Thermal loss definition in CENOS

Heat transfer is a very important part of the simulation physical setup - without correct heat exchange definition accurate results cannot be acquired. There are different parameters to define heat exchange, each with specific values that depend on material properties and cooling methods.

Heat transfer types and values

CENOS offers 4 types of heat exchange definitions - convection, radiation, heat flux, and heat flow. Each of these definitions can be used for specific applications, depending on temperature and cooling approach.

Convection

Convective heat transfer, often referred to simply as convection, is the transfer of heat from one place to another by the motion of fluid or gas. Convection is usually the dominant form of heat transfer in liquids and gases, and plays a significant role through a wide range of heat treatment applications. Convective heat transfer is defined with $h$ - Heat Transfer Coefficient $( W/m^2K )$ and the $T_0$ - Ambient temperature $(^{\circ} C)$. Coefficient $h$ measures the intensity at which the heat is removed from the surface by the fluid or gas with temperature $T_0$. The appropriate Heat Transfer Coefficient value is very important for correct simulation definition. It ranges from small to very large numbers and can be confusing. Heat Transfer Coefficient depends on the chosen cooling approach (natural or forced convection) and the fluid used in the process. The approximate values of different colling approaches are as follows:

Forced convection :	$W/m^2K$ :
Low speed flow of air over a surface	10
Moderate speed flow of air over a surface	100
Moderate flow of water in a pipe	3000
Water and liquids	50 to 10'000

Natural convection :	$W/m^2K$ :
Gases and dry vapors	5 to 37
Gas flow in tubes	10 to 350
Water and liquids	50 to 3000
Air	10 to 100
Water	100 to 1200
Water flowing in tubes	500 to 1200
Oil	50 to 350

It is possible to define Heat Transfer Coefficient as temperature dependent for special cooling liquids, such as PAG solutions.

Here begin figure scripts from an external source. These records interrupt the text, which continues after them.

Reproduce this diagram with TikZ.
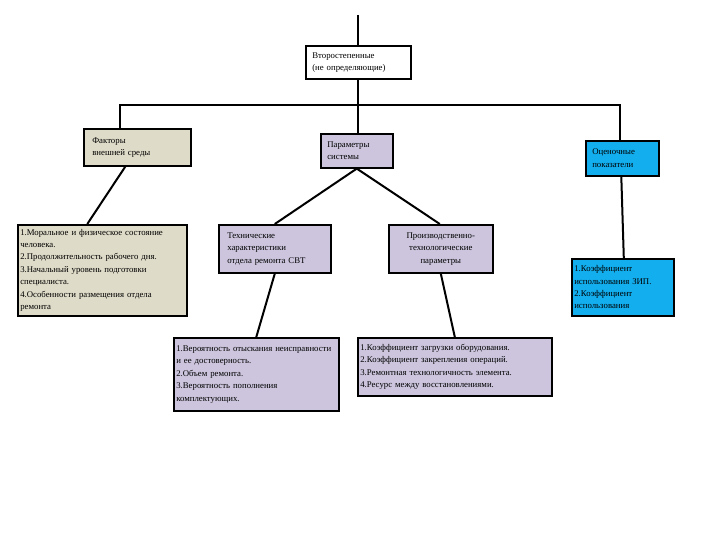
\documentclass[tikz,border=0pt]{standalone}
\usepackage{fontspec}
\setmainfont{Liberation Serif}
\begin{document}
\begin{tikzpicture}[x=1bp,y=-1bp,
  box/.style={draw=black,line width=1.6bp,anchor=north west,inner sep=1.5bp,font=\fontsize{8.8}{12.5}\selectfont},
  ln/.style={line width=2bp},
  lav/.style={fill=lav}, tan/.style={fill=tanc}, blu/.style={fill=bluc}]
\definecolor{lav}{HTML}{CCC5DD}
\definecolor{tanc}{HTML}{DEDBC8}
\definecolor{bluc}{HTML}{12AEEE}
\useasboundingbox (0,0) rectangle (720,540);
\node[box,fill=white,minimum width=105bp,minimum height=33bp,text width=100bp,align=left] (top) at (305,45) {\hspace*{4bp}Второстепенные\\\hspace*{4bp}(не определяющие)};
\node[box,tan,minimum width=107bp,minimum height=37bp,text width=102bp,align=left] (f) at (83,128) {\hspace*{6bp}Факторы\\\hspace*{6bp}внешней среды};
\node[box,lav,minimum width=72bp,minimum height=34bp,text width=67bp,align=left] (p) at (320,133) {\hspace*{4bp}Параметры\\\hspace*{4bp}системы};
\node[box,blu,minimum width=73bp,minimum height=35bp,text width=68bp,align=left] (o) at (585,140) {\hspace*{4bp}Оценочные\\\hspace*{4bp}показатели};
\node[box,tan,minimum width=169bp,minimum height=91bp,text width=164bp,align=left] (f1) at (17,224) {1.Моральное и физическое состояние человека.\\2.Продолжительность рабочего дня.\\3.Начальный уровень подготовки специалиста.\\4.Особенности размещения отдела\\ ремонта};
\node[box,lav,minimum width=112bp,minimum height=48bp,text width=107bp,align=left] (t) at (218,224) {\hspace*{6bp}Технические\\\hspace*{6bp}характеристики\\\hspace*{6bp}отдела ремонта СВТ};
\node[box,lav,minimum width=104bp,minimum height=48bp,text width=99bp,align=center] (pr) at (388,224) {Производственно-\\технологические\\параметры};
\node[box,blu,minimum width=102bp,minimum height=57bp,text width=97bp,align=left] (o1) at (571,258) {1.Коэффициент использования ЗИП.\\2.Коэффициент использования};
\node[box,lav,minimum width=165bp,minimum height=73bp,text width=160bp,align=left] (t1) at (173,337) {1.Вероятность отыскания неисправности и ее достоверность.\\2.Объем ремонта.\\3.Вероятность пополнения комплектующих.};
\node[box,lav,minimum width=194bp,minimum height=58bp,text width=189bp,align=left] (pr1) at (357,337) {1.Коэффициент загрузки оборудования.\\2.Коэффициент закрепления операций.\\3.Ремонтная технологичность элемента.\\4.Ресурс между восстановлениями.};
\coordinate (in) at (358,15);
\coordinate (hl) at (120,105);
\coordinate (hr) at (620,105);
\coordinate (hm) at (358,105);
\draw[ln] (in) -- (top.north -| in);
\draw[ln] (top.south -| hm) -- (hm);
\draw[ln] (f.north -| hl) -- (hl) -- (hr) -- (o.north -| hr);
\draw[ln] (hm) -- (p.north -| hm);
\draw[ln] ([xshift=-12bp]f.south) -- ([xshift=-15bp]f1.north);
\draw[ln] (p.south) -- (t.north);
\draw[ln] (p.south) -- ([xshift=-1bp]pr.north);
\draw[ln] ([xshift=-1bp]o.south) -- ([xshift=1bp]o1.north);
\draw[ln] (t.south) -- (t1.north);
\draw[ln] (pr.south) -- (pr1.north);
\end{tikzpicture}
\end{document}
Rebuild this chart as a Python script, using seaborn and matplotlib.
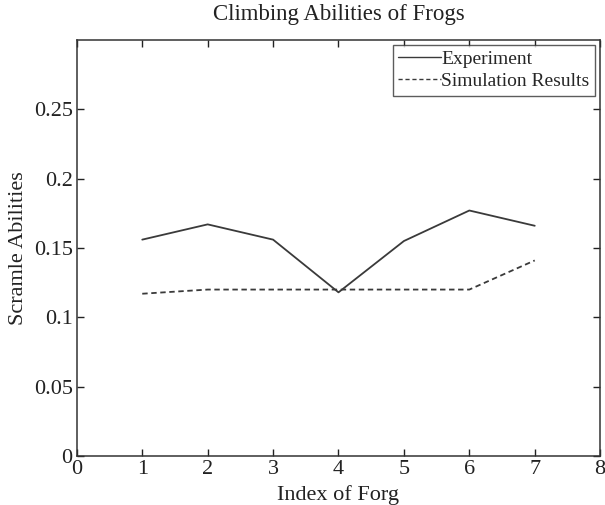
import matplotlib
matplotlib.use("Agg")
import matplotlib.pyplot as plt
import seaborn as sns
import pandas as pd

frog_index = [1, 2, 3, 4, 5, 6, 7]
experiment = [0.156, 0.167, 0.156, 0.118, 0.155, 0.177, 0.166]
simulation = [0.117, 0.120, 0.120, 0.120, 0.120, 0.120, 0.141]
series_names = ["Experiment", "Simulation Results"]
x_ticks = [0, 1, 2, 3, 4, 5, 6, 7, 8]
y_ticks = [0, 0.05, 0.1, 0.15, 0.2, 0.25]
y_tick_labels = ["0", "0.05", "0.1", "0.15", "0.2", "0.25"]

df = pd.DataFrame({
    "Index": frog_index * 2,
    "Ability": experiment + simulation,
    "Series": [series_names[0]] * len(experiment) + [series_names[1]] * len(simulation),
})

sns.set_style("ticks")
plt.rcParams["font.family"] = ["Liberation Serif", "DejaVu Serif"]

fig = plt.figure(figsize=(6.05, 5.05), dpi=100)
ax = fig.add_axes([0.127, 0.097, 0.865, 0.824])

line_color = "#3a3a3a"
sns.lineplot(
    data=df, x="Index", y="Ability", style="Series",
    dashes={series_names[0]: "", series_names[1]: (3, 2)},
    color=line_color, linewidth=1.3, ax=ax, legend=True,
)

ax.set_xlim(0, 8)
ax.set_ylim(0, 0.3)
ax.set_xticks(x_ticks)
ax.set_xticklabels([str(t) for t in x_ticks])
ax.set_yticks(y_ticks)
ax.set_yticklabels(y_tick_labels)
ax.tick_params(direction="in", length=5, width=1, top=True, right=True,
               labelsize=16, colors="#222222", pad=3)
for side in ax.spines.values():
    side.set_linewidth(1.1)
    side.set_color("#333333")

ax.set_title("Climbing Abilities of Frogs", fontsize=16.5, pad=14, color="#222222")
ax.set_xlabel("Index of Forg", fontsize=16, labelpad=4, color="#222222")
ax.set_ylabel("Scramle Abilities", fontsize=16, labelpad=4, color="#222222")

leg = ax.legend(loc="upper right", fontsize=14, frameon=True, fancybox=False,
                handlelength=2.2, handletextpad=0.0, borderpad=0.3,
                labelspacing=0.2, borderaxespad=0.25)
leg.get_frame().set_edgecolor("#333333")
leg.get_frame().set_linewidth(1.0)
for h in leg.get_lines():
    h.set_linewidth(1.0)

fig.savefig("out.png", dpi=100, facecolor="white")
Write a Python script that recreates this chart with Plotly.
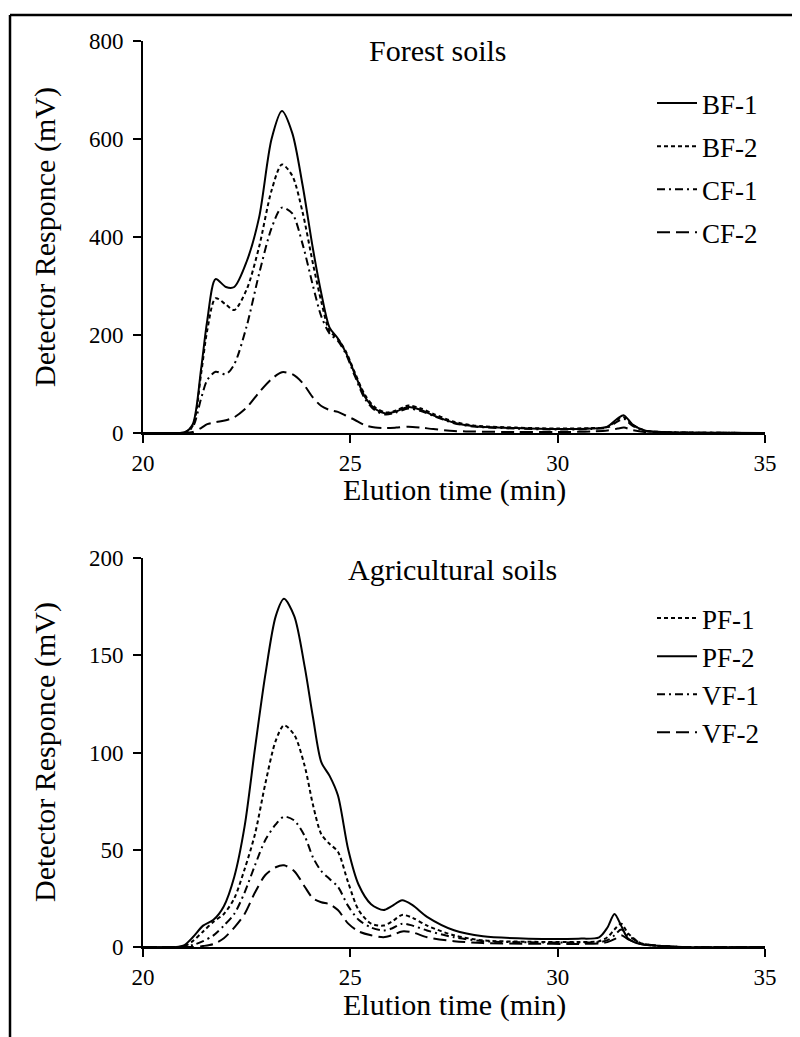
import plotly.graph_objects as go

# ---------------- data ----------------
t_forest = [20, 20.8, 21.0, 21.2, 21.4, 21.55, 21.75, 22.0, 22.2, 22.5, 22.8, 23.1, 23.35, 23.6,
            23.85, 24.1, 24.3, 24.5, 24.7, 24.9, 25.1, 25.35, 25.6, 25.85, 26.1, 26.4, 26.7, 27.0,
            27.5, 28.0, 29.0, 30.0, 30.8, 31.2, 31.45, 31.6, 31.8, 32.1, 32.5, 33.0, 35.0]
bf1 = [0, 0, 1, 18, 130, 230, 314, 298, 298, 350, 440, 600, 657, 612,
       505, 375, 285, 215, 193, 163, 122, 74, 49, 40, 44, 53, 47, 36,
       21, 14, 10, 8, 9, 13, 30, 36, 18, 5, 2, 1, 0]
bf2 = [0, 0, 1, 15, 120, 210, 275, 262, 251, 293, 380, 495, 548, 525,
       450, 345, 268, 208, 192, 165, 125, 78, 52, 42, 46, 56, 50, 39,
       23, 15, 11, 9, 10, 12, 28, 32, 17, 5, 2, 1, 0]
cf1 = [0, 0, 1, 12, 70, 108, 125, 120, 140, 218, 325, 418, 460, 448,
       385, 300, 238, 203, 188, 160, 118, 70, 46, 38, 42, 50, 45, 35,
       20, 13, 9, 7, 8, 11, 24, 29, 15, 4, 2, 1, 0]
cf2 = [0, 0, 0, 2, 10, 18, 22, 26, 32, 52, 83, 110, 124, 120,
       102, 72, 55, 47, 43, 35, 27, 16, 11, 10, 11, 13, 11, 8,
       4, 3, 2, 2, 3, 5, 9, 11, 6, 2, 1, 0, 0]

t_agri = [20, 20.8, 21.0, 21.2, 21.45, 21.7, 21.95, 22.2, 22.45, 22.7, 22.95, 23.2, 23.4, 23.65,
          23.9, 24.1, 24.3, 24.5, 24.7, 24.95, 25.2, 25.5, 25.8, 26.0, 26.25, 26.5, 26.85, 27.5,
          28.2, 29.3, 30.5, 31.0, 31.2, 31.37, 31.53, 31.7, 32.0, 32.5, 33.0, 35.0]
pf1 = [0, 0, 0.5, 3, 8, 13, 17, 25, 40, 58, 84, 106, 114, 109,
       93, 73, 58, 53, 49, 33, 19, 12, 11, 13, 16.5, 15, 11, 6,
       3.4, 2.7, 2.6, 3, 5, 9, 12, 7, 2, 0.5, 0, 0]
pf2 = [0, 0, 1, 5, 11, 14, 21, 36, 62, 102, 140, 170, 179, 170,
       144, 118, 95, 88, 78, 50, 32, 22, 19, 21, 24, 21.5, 15.5, 8.6,
       5.5, 4.3, 4.3, 5, 10, 17, 11, 4.3, 1.5, 0.5, 0, 0]
vf1 = [0, 0, 0, 1, 3, 6, 11, 17, 28, 42, 55, 63, 67, 65,
       57, 46, 39, 35, 31, 21, 14, 10, 8.5, 9.5, 12, 11, 8.5, 5,
       3, 2.4, 2.3, 2.5, 3.5, 6, 9, 6, 2, 0.5, 0, 0]
vf2 = [0, 0, 0, 0, 0.5, 1.5, 4.5, 10, 17, 28, 37, 41, 42, 39,
       31, 25, 23, 22, 19, 12, 8, 6, 5, 6, 8, 7.5, 5, 3,
       2, 1.7, 1.6, 1.8, 2.5, 4, 6, 4, 1.5, 0.5, 0, 0]

x_ticks = [20, 25, 30, 35]
y_ticks_forest = [0, 200, 400, 600, 800]
y_ticks_agri = [0, 50, 100, 150, 200]

# ---------------- styling ----------------
FONT = "Liberation Serif"
DASH = {"solid": "solid", "short": "4px,3px", "dashdot": "8px,4px,2px,4px", "long": "13px,6px"}

forest_series = [("BF-1", bf1, "solid"), ("BF-2", bf2, "short"),
                 ("CF-1", cf1, "dashdot"), ("CF-2", cf2, "long")]
agri_series = [("PF-1", pf1, "short"), ("PF-2", pf2, "solid"),
               ("VF-1", vf1, "dashdot"), ("VF-2", vf2, "long")]

fig = go.Figure()
for name, vals, d in forest_series:
    fig.add_trace(go.Scatter(x=t_forest, y=vals, name=name, mode="lines",
                             line=dict(color="black", width=2, dash=DASH[d], shape="spline", smoothing=0.8),
                             xaxis="x", yaxis="y", legend="legend", legendgroup=name))
for name, vals, d in agri_series:
    fig.add_trace(go.Scatter(x=t_agri, y=vals, name=name, mode="lines",
                             line=dict(color="black", width=2, dash=DASH[d], shape="spline", smoothing=0.8),
                             xaxis="x2", yaxis="y2", legend="legend2", legendgroup=name))

axis_common = dict(showline=True, linecolor="black", linewidth=2, ticks="outside",
                   ticklen=8, tickwidth=2, tickcolor="black", showgrid=False, zeroline=False,
                   tickfont=dict(family=FONT, size=23, color="black"))

# The page body adds an 8 px offset, so layout is computed from on-screen pixels.
OFF = 8
W, H = 800, 1037
PL, PR, PT, PB = 143, 765, 41, 947          # plot area on screen
L, R, T, B = PL - OFF, W - (PR - OFF), PT - OFF, H - (PB - OFF)
ph = H - T - B
pw = W - L - R
def py(s):  # on-screen pixel y -> paper y
    return (H - B - (s - OFF)) / ph
def px(s):  # on-screen pixel x -> paper x
    return ((s - OFF) - L) / pw

fig.update_layout(
    width=W, height=H, margin=dict(l=L, r=R, t=T, b=B),
    paper_bgcolor="white", plot_bgcolor="white", showlegend=True,
    xaxis=dict(domain=[0, 1], range=[20, 35], tickvals=x_ticks, anchor="y", **axis_common),
    yaxis=dict(domain=[py(433), 1], range=[0, 800], tickvals=y_ticks_forest, anchor="x",
               ticklabelstandoff=5, **axis_common),
    xaxis2=dict(domain=[0, 1], range=[20, 35], tickvals=x_ticks, anchor="y2", **axis_common),
    yaxis2=dict(domain=[0, py(558)], range=[0, 200], tickvals=y_ticks_agri, anchor="x2",
                ticklabelstandoff=5, **axis_common),
    legend=dict(x=px(652), y=py(79), xanchor="left", yanchor="top", bgcolor="rgba(0,0,0,0)",
                font=dict(family=FONT, size=27, color="black"), tracegroupgap=5, itemwidth=40),
    legend2=dict(x=px(652), y=py(594), xanchor="left", yanchor="top", bgcolor="rgba(0,0,0,0)",
                 font=dict(family=FONT, size=27, color="black"), tracegroupgap=0, itemwidth=40),
)

ann_font = dict(family=FONT, size=30, color="black")
anns = [
    dict(text="Forest soils", x=px(438), y=py(51)),
    dict(text="Agricultural soils", x=px(452), y=py(569)),
    dict(text="Elution time (min)", x=0.5, y=py(490)),
    dict(text="Elution time (min)", x=0.5, y=py(1005)),
    dict(text="Detector Responce (mV)", x=px(45), y=py(237), textangle=-90),
    dict(text="Detector Responce (mV)", x=px(45), y=py(752), textangle=-90),
]
for a in anns:
    fig.add_annotation(xref="paper", yref="paper", showarrow=False, xanchor="center",
                       yanchor="middle", font=ann_font, **a)

# outer frame of the figure (top and left edges are visible; the rest runs off the page)
frame = dict(color="black", width=2.5)
fig.add_shape(type="line", xref="paper", yref="paper", x0=px(10), x1=px(799), y0=py(15), y1=py(15),
              line=frame, layer="above")
fig.add_shape(type="line", xref="paper", yref="paper", x0=px(10), x1=px(10), y0=py(15), y1=py(1044),
              line=frame, layer="above")

fig.write_html("out.html")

PAG 12% solution spray quench Heat Transfer Coefficient dependance from temperature

Temperature $(^{\circ} C)$ :	Heat Transfer Coeff. $(W/m^2K)$ :
33	2975
59	3828
99	7972
149	10004
198	11264
245	11832
296	13011
348	14799
398	17155
447	17887
499	18415
544	18049
598	17115
646	16099
699	13823
749	12076
798	10045
848	7566
898	5088

Radiation

Thermal radiation is electromagnetic radiation emitted from the material. All matter with a temperature greater than absolute zero emits thermal radiation. Radiation is defined with Emissivity and Ambient Temperature. It occurs through vacuum or any transparent medium (solid, fluid, or gas) and plays a big role at temperatures above 800 $^{\circ} C$.

Emissivity coefficient for some common materials can be found in the table below. Emissivity coefficient for some materials varies with temperature - emissivity coefficients given below are at the temperature of 26.85 $(^{\circ} C)$.

Material :	Emissivity ($\epsilon$) :
Aluminum commercial sheet	0.09
Cast iron, turned and heated	0.60 - 0.70
Copper, heated and covered with thick oxide layer	0.78
Copper, polished	0.023 - 0.052
Gold	0.47
Gold, polished	0.025
INCONEL X, oxidized	0.71
Iron, polished	0.14 - 0.38
Iron, rough ingot	0.87 - 0.95
Cast iron, turned and heated	0.60 - 0.70
Nickel, polished	0.072
Platinum, polished plate	0.054 - 0.104
Carbon/stainless steel	0.7 - 0.8
Tin, unoxidized	0.025

Heat Flux and Heat Flow

Heat Flux or thermal flux is a flow of energy per unit area per unit of time ($W/m^2$).

Heat Flow ($W$) is the integral value of Heat Flux.

These heat exchange definitions can be used if the energy value that is going through a specific area is known.